From The Amur River: Between Russia and China, by Colin Thubron (Harper, 2021), Kindle pp. 7-10:

The source of great rivers is often obscure. They descend in a confusion of tributaries, or seep from inaccessible swamps and glaciers. The Indus is born from six contested streams. The Danube, it is claimed, issues from a gutter in the Black Forest. As for the origins of the Amur, when a conclave of geographers from Russia and China met to debate it, they found to their chagrin that its farthest source lay in neither country, but in these remote Mongolian mountains. My horsemen know the river only as the Onon, the ‘Holy Mother’; but if the mother herself is born somewhere, few but Ganpurev know quite where this is, and he has been there only once, ten years ago.

The horses are not used to this. They are the heirs of nomad cavalry, bred for the steppes. Riding them, you forget anything you’ve been taught. I no longer rein in the White Horse when he nuzzles the buttocks of the packhorse in front. And you spur them forward not with your heels but with a hissing Chu-chuh. You never fondle their heads. As we reach higher ground we start to go faster, with relief. But the preferred gait of the White Horse is not a leisurely canter but a fast trot. For mile after mile he insists on this jarring bustle for which the Western rider’s inured rise-and-fall in the saddle is hopeless – the tempo is too fast – and instead you stand in your stirrups as the Mongol raiders did.

Here the shadows of the past are older, deeper. For this is the Mongol heartland. Eight hundred years ago Genghis Khan decreed the upper valleys of the Onon and Kherlen rivers an inviolable sanctuary, permitted only to Mongol royalty, sealed off for their private rites and burial. It became the spiritual powerhouse of his vast empire. Even now, Batmonkh says, travellers to these mountains are resented. This is holy land. Somewhere to our east, a forested massif lifts to the rocky pate of Khan Khenti, revered as Burkhan Khaldun, on whose slopes the young Genghis Khan, destitute and alone, found a haven from his tribal enemies. On these protective heights, runs the Mongol epic, he sheltered as poor as a grasshopper, and later faced the mountain in grateful worship – a mountain already sacred to his people, close to the Eternal Blue Sky of their ancestral veneration. To this mountain, too, he dedicated the worship of his descendants for ever, and himself returned in times of crisis to breathe again its primal power.

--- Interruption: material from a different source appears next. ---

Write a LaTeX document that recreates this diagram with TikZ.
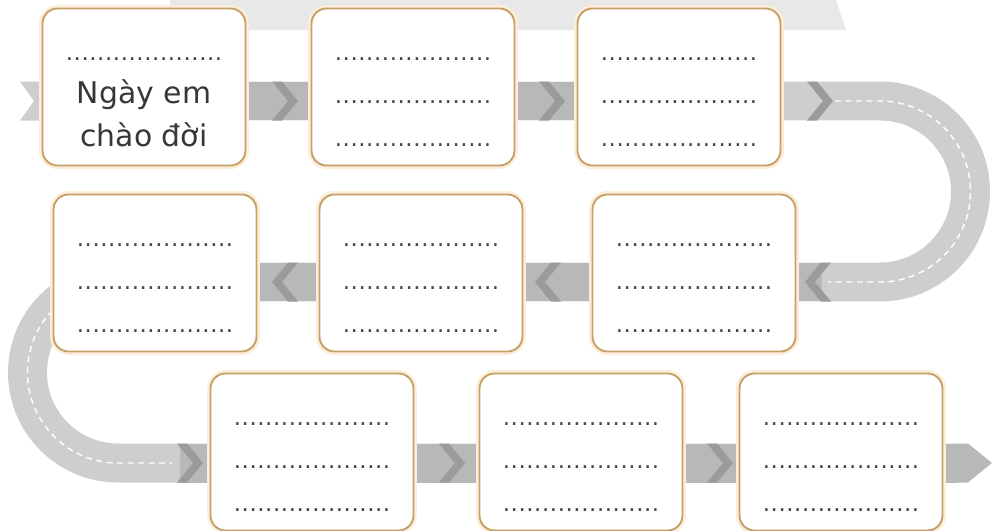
\documentclass[tikz,border=0pt]{standalone}
\usepackage{fontspec}
\setmainfont{DejaVu Sans}
\usetikzlibrary{calc}
\definecolor{cardline}{RGB}{198,162,105}
\definecolor{cardglow}{RGB}{252,238,218}
\definecolor{roadgray}{RGB}{206,206,206}
\definecolor{banddark}{RGB}{184,184,184}
\definecolor{chevgray}{RGB}{155,155,155}
\definecolor{bannergray}{RGB}{232,232,232}
\definecolor{dotgray}{RGB}{70,70,70}
\definecolor{inkgray}{RGB}{55,55,55}
\newcommand{\dotrow}{\hbox to 3.14cm{\xleaders\hbox to 0.157cm{\hss{\fontsize{13pt}{13pt}\selectfont.}\hss}\hfill}}
\tikzset{
  card/.style={rectangle, draw=cardline, fill=white, rounded corners=0.3cm,
    line width=1.1pt, minimum width=4.06cm, minimum height=3.14cm, inner sep=0pt,
    preaction={draw=cardglow, line width=4pt}},
  lines/.style={align=center, inner sep=0pt, text=dotgray,
    font=\fontsize{17pt}{24.4pt}\selectfont},
  road/.style={line width=0.78cm, draw=roadgray},
  band/.style={line width=0.78cm, draw=banddark},
  lane/.style={draw=white, line width=0.8pt, dash pattern=on 0.12cm off 0.09cm},
  chevron/.style={fill=chevgray}
}
\begin{document}
\begin{tikzpicture}[x=0.02cm, y=-0.02cm]
  \useasboundingbox (0,0) rectangle (992,531);
  % faded banner
  \fill[bannergray] (170,0) -- (836,0) -- (846,30) -- (170,30) -- cycle;

  % road
  \coordinate (tail) at (20,101);
  \coordinate (turnR) at (880,101);
  \coordinate (turnL) at (118,282);
  \coordinate (tip) at (992,463);
  \fill[roadgray] (tail |- 0,81.5) -- (42,81.5) -- (42,120.5) -- (tail |- 0,120.5) -- (34,101) -- cycle;
  \draw[road] (40,101) -- (turnR) arc[start angle=-90, end angle=90, radius=90.5]
    -- (turnL) arc[start angle=-90, end angle=-270, radius=90.5] -- (958,463);
  \fill[banddark] (956,443.5) -- (968,443.5) -- (tip) -- (968,482.5) -- (956,482.5) -- cycle;
  \draw[lane] (835,101) -- (turnR) arc[start angle=-90, end angle=90, radius=90.5] -- (828,282);
  \draw[lane] (turnL) arc[start angle=-90, end angle=-270, radius=90.5] -- (172,463);

  \foreach \xa/\xb/\yy in {245/314/101, 513/580/101, 256/322/282, 520/594/282, 795/822/282,
      180/212/463, 413/485/463, 677/745/463, 938/958/463}
    \draw[band] (\xa,\yy) -- (\xb,\yy);

  \foreach \cx/\cy/\d in {298/101/1, 565/101/1, 833/101/1, 805/282/-1, 535/282/-1, 272/282/-1,
      203/463/1, 465/463/1, 733/463/1}
    \fill[chevron, shift={(\cx,\cy)}, xscale=\d]
      (-16,-19.5) -- (0,0) -- (-16,19.5) -- (-26,19.5) -- (-10,0) -- (-26,-19.5) -- cycle;

  % cards
  \foreach \n/\x/\y in {b1/144/87, b2/413/87, b3/679/87, b4/155/273, b5/421/273, b6/694/273,
      b7/312/452, b8/581/452, b9/841/452}
    \node[card] (\n) at (\x,\y) {};

  \node[lines] (b1-t) at ([yshift=-0.3cm]b1.center) {\dotrow\\\textcolor{inkgray}{Ngày em}\\\textcolor{inkgray}{chào đời}};
  \foreach \n in {b2,b3,b4,b5,b6,b7,b8,b9}
    \node[lines] (\n-t) at ([yshift=-0.3cm]\n.center) {\dotrow\\\dotrow\\\dotrow};
\end{tikzpicture}
\end{document}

The true site of Burkhan Khaldun is unsure, but beyond us, in the watershed of the Onon, its valley fills with the adversities of the future conqueror. Here, in about 1162, he was born into the clan of a minor chief. On its banks, after his people had abandoned her, his mother dug for roots to keep her children alive, while the boys fished its streams; and here, after escaping from imprisonment by enemy raiders, Genghis submerged himself in the Onon waters, keeping his head afloat in the wooden halter by which they had confined him, then slipped away.